Выступая против еврейского засилия в культуре и идеологии, я не мог говорить прямо: "еврейская воля к власти", "еврейское засилье", "агенты влияния", а потому мне приходилось использовать обкатанные штампы, в которых основным термином было слово "сионизм". Но умные люди, конечно же, понимали, что смысл моего письма гораздо глубже и гораздо опаснее, нежели заключавшийся в этом к тому времени уже истрепанном клише. И к тому же, дабы партийные церберы (а я знал, что попаду на проработки к ним) меня не сожрали, я не мог не упомянуть в письме знаковое имя "Ленин". "Пусть видит око, да зуб неймет" — так приблизительно думал я, сочиняя письмо. Кстати, всем нам, русским государственникам, за годы перестройки за наши действия и слова 60—80-х годов все косточки перемыли. А моего письма всерьез никто не коснулся.
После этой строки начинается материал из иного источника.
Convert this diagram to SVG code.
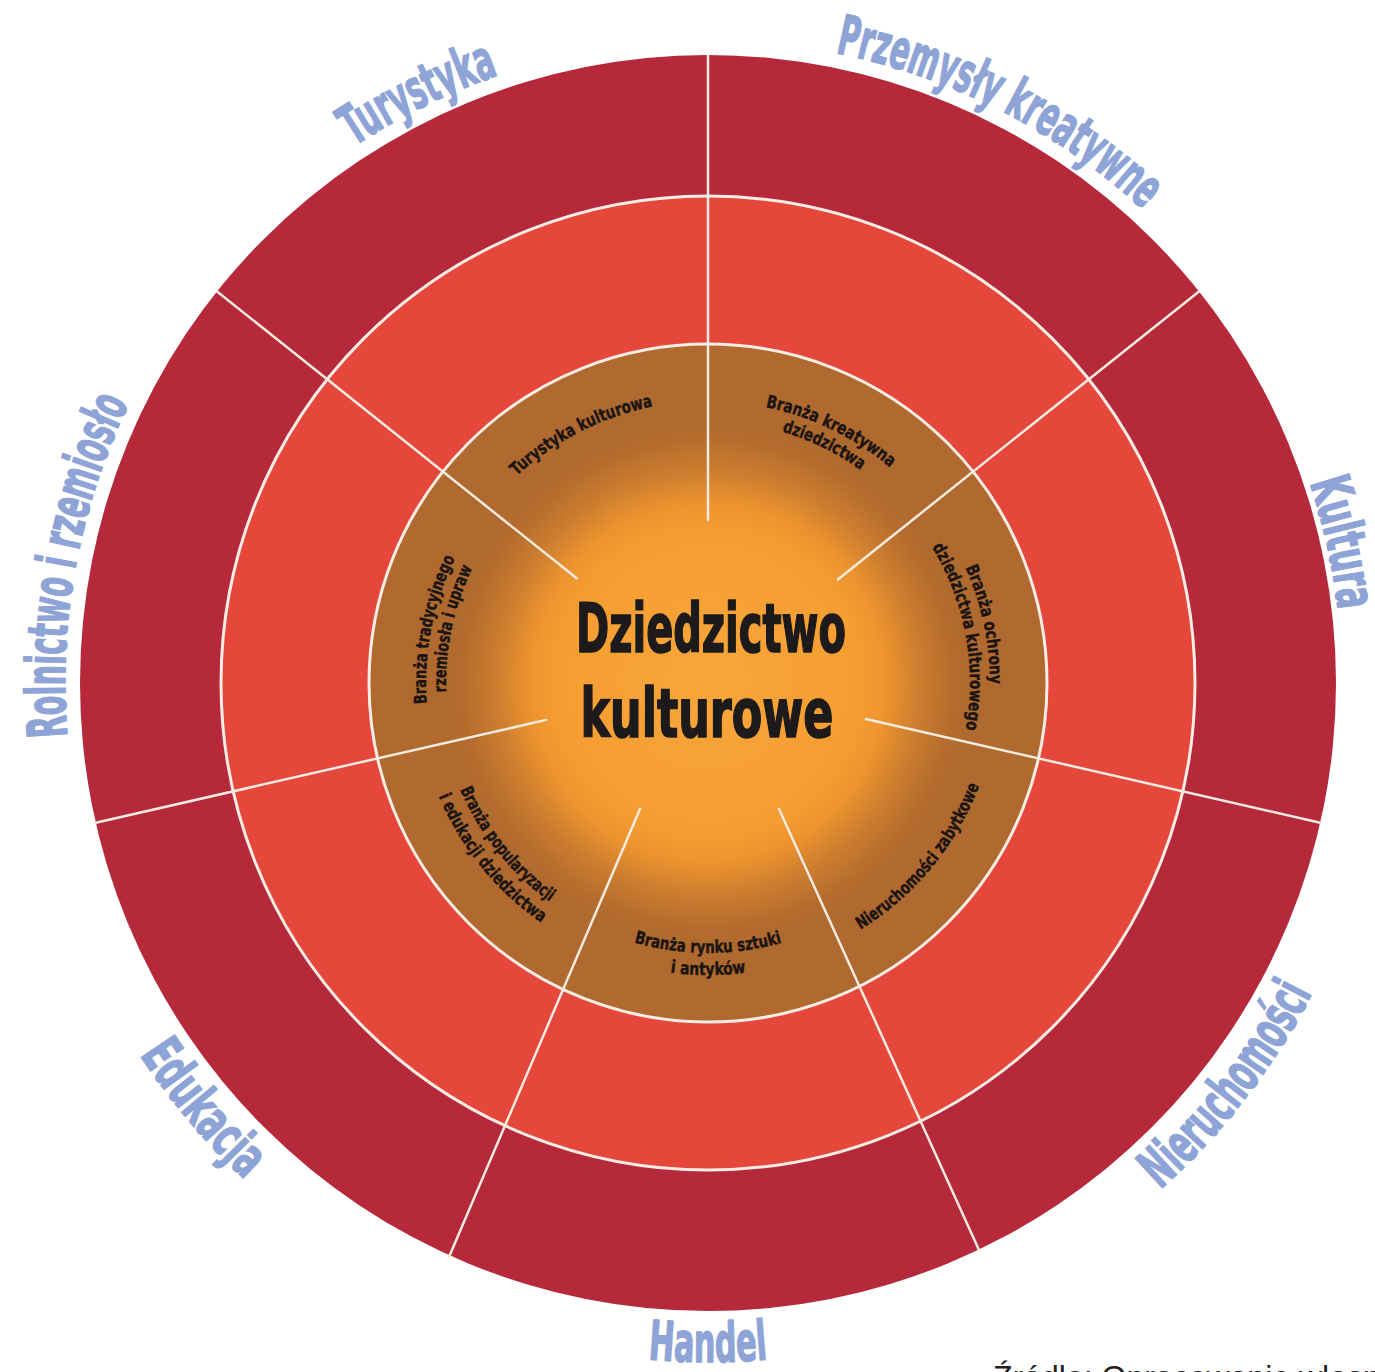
<svg xmlns="http://www.w3.org/2000/svg" xmlns:xlink="http://www.w3.org/1999/xlink" width="1375" height="1372" viewBox="0 0 1375 1372">
<defs>
<style>
.olbl{font-family:'Liberation Sans Narrow','DejaVu Sans Condensed','Liberation Sans',sans-serif;font-weight:bold;font-size:55px;fill:#8ea3d6;stroke:#8ea3d6;stroke-width:1.4;text-anchor:middle;}
.ilbl{font-family:'Liberation Sans Narrow','DejaVu Sans Condensed','Liberation Sans',sans-serif;font-weight:bold;font-size:17.5px;fill:#1a1512;stroke:#1a1512;stroke-width:0.4;text-anchor:middle;}
.title{font-family:'Liberation Sans Narrow','DejaVu Sans Condensed','Liberation Sans',sans-serif;font-weight:bold;font-size:68px;fill:#1c1a1a;stroke:#1c1a1a;stroke-width:1.6;text-anchor:middle;}
.spoke{stroke:#f6ebe0;stroke-width:2.5;stroke-linecap:round;fill:none;}
.ring{stroke:#f7ede4;stroke-width:3;}
.src{font-family:'Liberation Sans',Arial,sans-serif;font-size:32px;fill:#222;}
</style>
<radialGradient id="glow" cx="708" cy="683" r="265" gradientUnits="userSpaceOnUse">
<stop offset="0" stop-color="#f8a63b"/>
<stop offset="0.58" stop-color="#f59d31"/>
<stop offset="0.68" stop-color="#ec932f"/>
<stop offset="0.8" stop-color="#cc7d2f"/>
<stop offset="0.92" stop-color="#b56d2e"/>
<stop offset="1" stop-color="#b0692e"/>
</radialGradient>
<path id="cw643" d="M103.8,463.1 A643,643 0 0 1 1312.2,463.1"/>
<path id="cw634" d="M112.2,466.2 A634,634 0 0 1 1303.8,466.2"/>
<path id="ccw679" d="M69.9,915.2 A679,679 0 0 0 1346.1,915.2"/>
<path id="cw282" d="M443,586.6 A282,282 0 0 1 973,586.6"/>
<path id="cw262" d="M461.8,593.4 A262,262 0 0 1 954.2,593.4"/>
<path id="ccw270" d="M454.3,775.3 A270,270 0 0 0 961.7,775.3"/>
<path id="ccw290" d="M435.5,782.2 A290,290 0 0 0 980.5,782.2"/>
<path id="ccw292" d="M433.6,782.9 A292,292 0 0 0 982.4,782.9"/>
</defs>
<rect width="1375" height="1372" fill="#ffffff"/>
<g id="rings">
<circle cx="708" cy="683" r="628" fill="#b5293a"/>
<circle class="ring" cx="708" cy="683" r="487" fill="#e5473b"/>
<circle class="ring" cx="708" cy="683" r="339" fill="#b0692e"/>
<circle cx="708" cy="683" r="265" fill="url(#glow)"/>
</g>
<g id="connectors">
<line class="spoke" x1="708" y1="520" x2="708" y2="55"/>
<line class="spoke" x1="837.8" y1="579.5" x2="1199" y2="291.4"/>
<line class="spoke" x1="865.9" y1="719" x2="1320.2" y2="822.7"/>
<line class="spoke" x1="779" y1="809" x2="979" y2="1250"/>
<line class="spoke" x1="640" y1="809" x2="449" y2="1257"/>
<line class="spoke" x1="546.2" y1="719.9" x2="95.8" y2="822.7"/>
<line class="spoke" x1="576.7" y1="578.3" x2="217" y2="291.4"/>
</g>
<g id="center">
<text class="title" x="711" y="652" textLength="270" lengthAdjust="spacingAndGlyphs">Dziedzictwo</text>
<text class="title" x="707" y="737" textLength="253" lengthAdjust="spacingAndGlyphs">kulturowe</text>
</g>
<g id="sector-turystyka">
<text class="olbl" transform="rotate(-26.2 708 683)"><textPath xlink:href="#cw643" startOffset="50%" textLength="162" lengthAdjust="spacingAndGlyphs">Turystyka</textPath></text>
<text class="ilbl" transform="rotate(-27 708 683)"><textPath xlink:href="#cw282" startOffset="50%" textLength="155" lengthAdjust="spacingAndGlyphs">Turystyka kulturowa</textPath></text>
</g>
<g id="sector-przemysly">
<text class="olbl" transform="rotate(27 708 683)"><textPath xlink:href="#cw643" startOffset="50%" textLength="350" lengthAdjust="spacingAndGlyphs">Przemysły kreatywne</textPath></text>
<text class="ilbl" transform="rotate(26 708 683)"><textPath xlink:href="#cw282" startOffset="50%" textLength="140" lengthAdjust="spacingAndGlyphs">Branża kreatywna</textPath></text>
<text class="ilbl" transform="rotate(26 708 683)"><textPath xlink:href="#cw262" startOffset="50%" textLength="88" lengthAdjust="spacingAndGlyphs">dziedzictwa</textPath></text>
</g>
<g id="sector-kultura">
<text class="olbl" transform="rotate(77.5 708 683)"><textPath xlink:href="#cw634" startOffset="50%" textLength="131" lengthAdjust="spacingAndGlyphs">Kultura</textPath></text>
<text class="ilbl" transform="rotate(78 708 683)"><textPath xlink:href="#cw282" startOffset="50%" textLength="120" lengthAdjust="spacingAndGlyphs">Branża ochrony</textPath></text>
<text class="ilbl" transform="rotate(79.5 708 683)"><textPath xlink:href="#cw262" startOffset="50%" textLength="190" lengthAdjust="spacingAndGlyphs">dziedzictwa kulturowego</textPath></text>
</g>
<g id="sector-nieruchomosci">
<text class="olbl" transform="rotate(-52.3 708 683)"><textPath xlink:href="#ccw679" startOffset="50%" textLength="250" lengthAdjust="spacingAndGlyphs">Nieruchomości</textPath></text>
<text class="ilbl" transform="rotate(-50.5 708 683)"><textPath xlink:href="#ccw290" startOffset="50%" textLength="190" lengthAdjust="spacingAndGlyphs">Nieruchomości zabytkowe</textPath></text>
</g>
<g id="sector-handel">
<text class="olbl"><textPath xlink:href="#ccw679" startOffset="50%" textLength="120" lengthAdjust="spacingAndGlyphs">Handel</textPath></text>
<text class="ilbl"><textPath xlink:href="#ccw270" startOffset="50%" textLength="150" lengthAdjust="spacingAndGlyphs">Branża rynku sztuki</textPath></text>
<text class="ilbl"><textPath xlink:href="#ccw292" startOffset="50%" textLength="76" lengthAdjust="spacingAndGlyphs">i antyków</textPath></text>
</g>
<g id="sector-edukacja">
<text class="olbl" transform="rotate(49.9 708 683)"><textPath xlink:href="#ccw679" startOffset="50%" textLength="164" lengthAdjust="spacingAndGlyphs">Edukacja</textPath></text>
<text class="ilbl" transform="rotate(51.3 708 683)"><textPath xlink:href="#ccw270" startOffset="50%" textLength="145" lengthAdjust="spacingAndGlyphs">Branża popularyzacji</textPath></text>
<text class="ilbl" transform="rotate(51 708 683)"><textPath xlink:href="#ccw292" startOffset="50%" textLength="165" lengthAdjust="spacingAndGlyphs">i edukacji dziedzictwa</textPath></text>
</g>
<g id="sector-rolnictwo">
<text class="olbl" transform="rotate(-79.5 708 683)"><textPath xlink:href="#cw643" startOffset="50%" textLength="343" lengthAdjust="spacingAndGlyphs">Rolnictwo i rzemiosło</textPath></text>
<text class="ilbl" transform="rotate(-79 708 683)"><textPath xlink:href="#cw282" startOffset="50%" textLength="150" lengthAdjust="spacingAndGlyphs">Branża tradycyjnego</textPath></text>
<text class="ilbl" transform="rotate(-78 708 683)"><textPath xlink:href="#cw262" startOffset="50%" textLength="128" lengthAdjust="spacingAndGlyphs">rzemiosła i upraw</textPath></text>
</g>
<text class="src" x="993" y="1388">Źródło: Opracowanie własne</text>
</svg>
Лишь Аксенов один глухо, сквозь зубы упомянул о нем в "Огоньке" конца восьмидесятых, как о "политическом доносе", и молчок. Хотя борьба со мной, как с главным редактором "Нашего современника", велась на полное уничтожение. Ничем не брезговали. Подробно клеветали в прессе и по телевизору, что я чемоданы барахла из Америки привез, что был пойман рыбнадзором за "ловлю семги сетями на северной реке", что на какой-то тусовке хватал за груди Галину Волчек, что по происхождению я "татарский еврей" и т. д. Словом, все было мобилизовано. А о письме в ЦК, казалось бы, о главной улике — молчок. Значит, понимали, что этого касаться им невыгодно.